■ **Given material**
··········

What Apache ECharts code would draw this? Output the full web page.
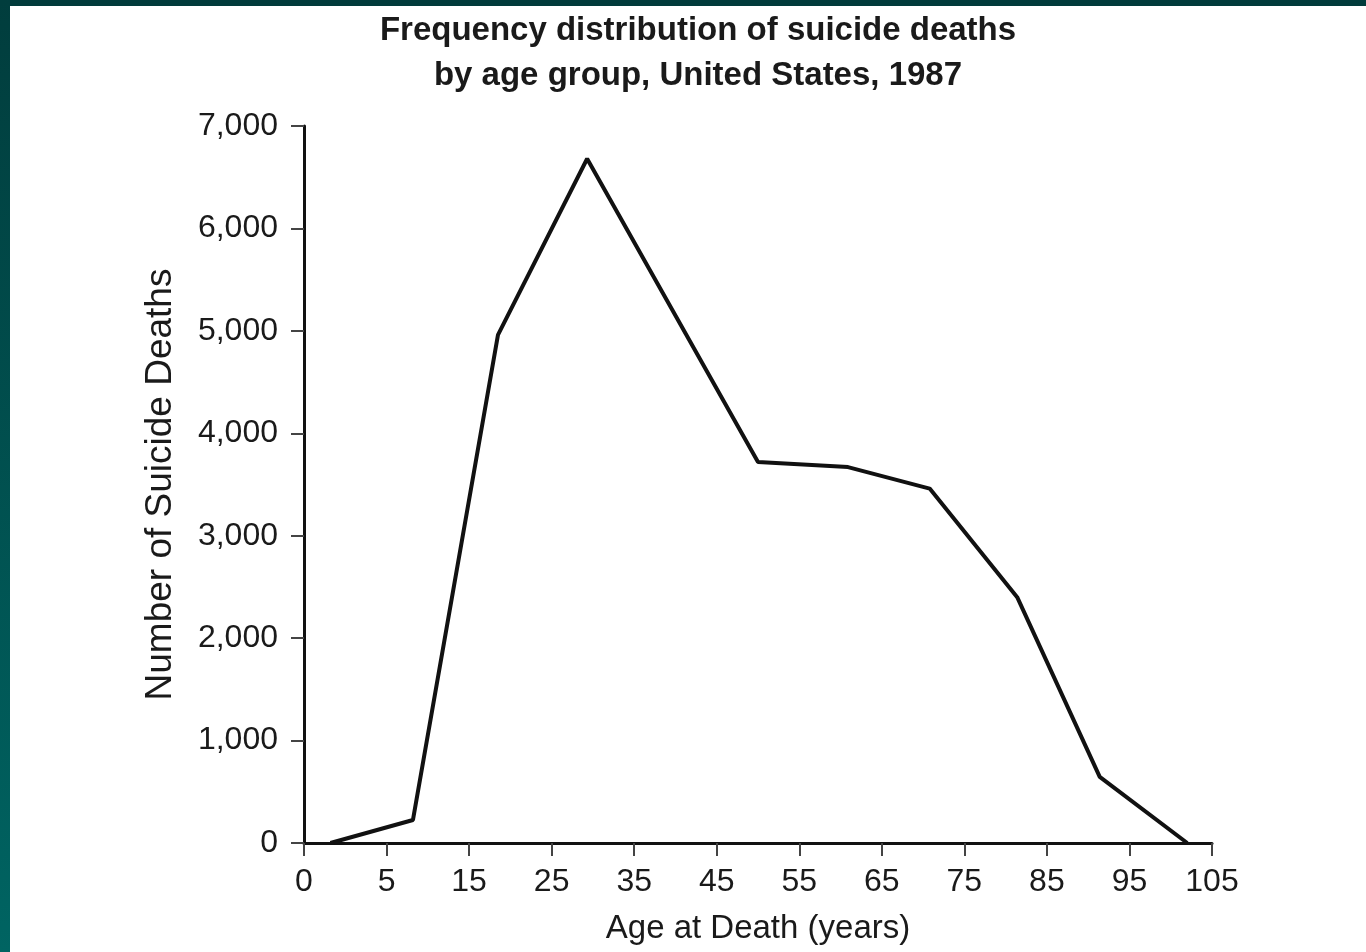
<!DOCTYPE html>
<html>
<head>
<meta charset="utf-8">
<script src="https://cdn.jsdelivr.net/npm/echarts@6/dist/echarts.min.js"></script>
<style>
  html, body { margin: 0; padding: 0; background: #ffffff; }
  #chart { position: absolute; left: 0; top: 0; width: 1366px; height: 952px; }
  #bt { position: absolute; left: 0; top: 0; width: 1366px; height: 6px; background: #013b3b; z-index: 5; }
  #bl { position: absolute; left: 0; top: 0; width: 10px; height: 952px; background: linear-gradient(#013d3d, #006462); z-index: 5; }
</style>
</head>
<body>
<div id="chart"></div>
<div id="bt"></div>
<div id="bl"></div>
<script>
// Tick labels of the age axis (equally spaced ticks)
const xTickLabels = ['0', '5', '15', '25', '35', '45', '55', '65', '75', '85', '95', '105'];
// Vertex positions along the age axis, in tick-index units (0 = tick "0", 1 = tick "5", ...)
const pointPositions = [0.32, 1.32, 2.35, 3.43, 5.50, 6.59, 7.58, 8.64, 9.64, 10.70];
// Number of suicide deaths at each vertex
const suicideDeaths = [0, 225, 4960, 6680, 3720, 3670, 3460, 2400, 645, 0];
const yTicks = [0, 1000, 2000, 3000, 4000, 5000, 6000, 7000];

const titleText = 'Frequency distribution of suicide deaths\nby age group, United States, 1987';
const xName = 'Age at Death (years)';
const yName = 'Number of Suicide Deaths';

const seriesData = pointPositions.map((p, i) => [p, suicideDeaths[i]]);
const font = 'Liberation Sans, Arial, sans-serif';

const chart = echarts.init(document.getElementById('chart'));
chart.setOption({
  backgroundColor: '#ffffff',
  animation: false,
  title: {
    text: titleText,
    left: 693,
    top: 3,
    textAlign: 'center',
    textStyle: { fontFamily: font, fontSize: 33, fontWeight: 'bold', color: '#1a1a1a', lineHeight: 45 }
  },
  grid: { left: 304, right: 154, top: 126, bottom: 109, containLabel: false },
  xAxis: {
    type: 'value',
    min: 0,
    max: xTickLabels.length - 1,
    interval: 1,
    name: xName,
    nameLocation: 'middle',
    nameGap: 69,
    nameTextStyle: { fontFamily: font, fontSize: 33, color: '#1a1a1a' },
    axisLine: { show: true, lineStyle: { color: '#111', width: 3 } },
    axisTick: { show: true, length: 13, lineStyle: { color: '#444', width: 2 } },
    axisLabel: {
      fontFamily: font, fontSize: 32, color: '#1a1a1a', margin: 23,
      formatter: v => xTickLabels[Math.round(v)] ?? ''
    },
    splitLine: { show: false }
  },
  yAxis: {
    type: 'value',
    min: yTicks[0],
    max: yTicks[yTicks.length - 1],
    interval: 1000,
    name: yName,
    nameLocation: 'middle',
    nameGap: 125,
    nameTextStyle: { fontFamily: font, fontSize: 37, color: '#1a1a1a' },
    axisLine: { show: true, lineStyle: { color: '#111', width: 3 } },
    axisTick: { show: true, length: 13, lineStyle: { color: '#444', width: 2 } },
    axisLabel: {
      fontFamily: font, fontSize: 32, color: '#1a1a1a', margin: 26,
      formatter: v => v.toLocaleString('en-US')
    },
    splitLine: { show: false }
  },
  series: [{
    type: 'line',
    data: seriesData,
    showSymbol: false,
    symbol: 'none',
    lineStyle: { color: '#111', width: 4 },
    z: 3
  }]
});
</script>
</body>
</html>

··········

■ **Exercise aim**
Please reproduce the listing exactly from its opening line through the line that contains "const font = 'Liberation", both included, with all pictures omitted.

■ **Answer**
What Apache ECharts code would draw this? Output the full web page.
<!DOCTYPE html>
<html>
<head>
<meta charset="utf-8">
<script src="https://cdn.jsdelivr.net/npm/echarts@6/dist/echarts.min.js"></script>
<style>
  html, body { margin: 0; padding: 0; background: #ffffff; }
  #chart { position: absolute; left: 0; top: 0; width: 1366px; height: 952px; }
  #bt { position: absolute; left: 0; top: 0; width: 1366px; height: 6px; background: #013b3b; z-index: 5; }
  #bl { position: absolute; left: 0; top: 0; width: 10px; height: 952px; background: linear-gradient(#013d3d, #006462); z-index: 5; }
</style>
</head>
<body>
<div id="chart"></div>
<div id="bt"></div>
<div id="bl"></div>
<script>
// Tick labels of the age axis (equally spaced ticks)
const xTickLabels = ['0', '5', '15', '25', '35', '45', '55', '65', '75', '85', '95', '105'];
// Vertex positions along the age axis, in tick-index units (0 = tick "0", 1 = tick "5", ...)
const pointPositions = [0.32, 1.32, 2.35, 3.43, 5.50, 6.59, 7.58, 8.64, 9.64, 10.70];
// Number of suicide deaths at each vertex
const suicideDeaths = [0, 225, 4960, 6680, 3720, 3670, 3460, 2400, 645, 0];
const yTicks = [0, 1000, 2000, 3000, 4000, 5000, 6000, 7000];

const titleText = 'Frequency distribution of suicide deaths\nby age group, United States, 1987';
const xName = 'Age at Death (years)';
const yName = 'Number of Suicide Deaths';

const seriesData = pointPositions.map((p, i) => [p, suicideDeaths[i]]);
const font = 'Liberation Sans, Arial, sans-serif';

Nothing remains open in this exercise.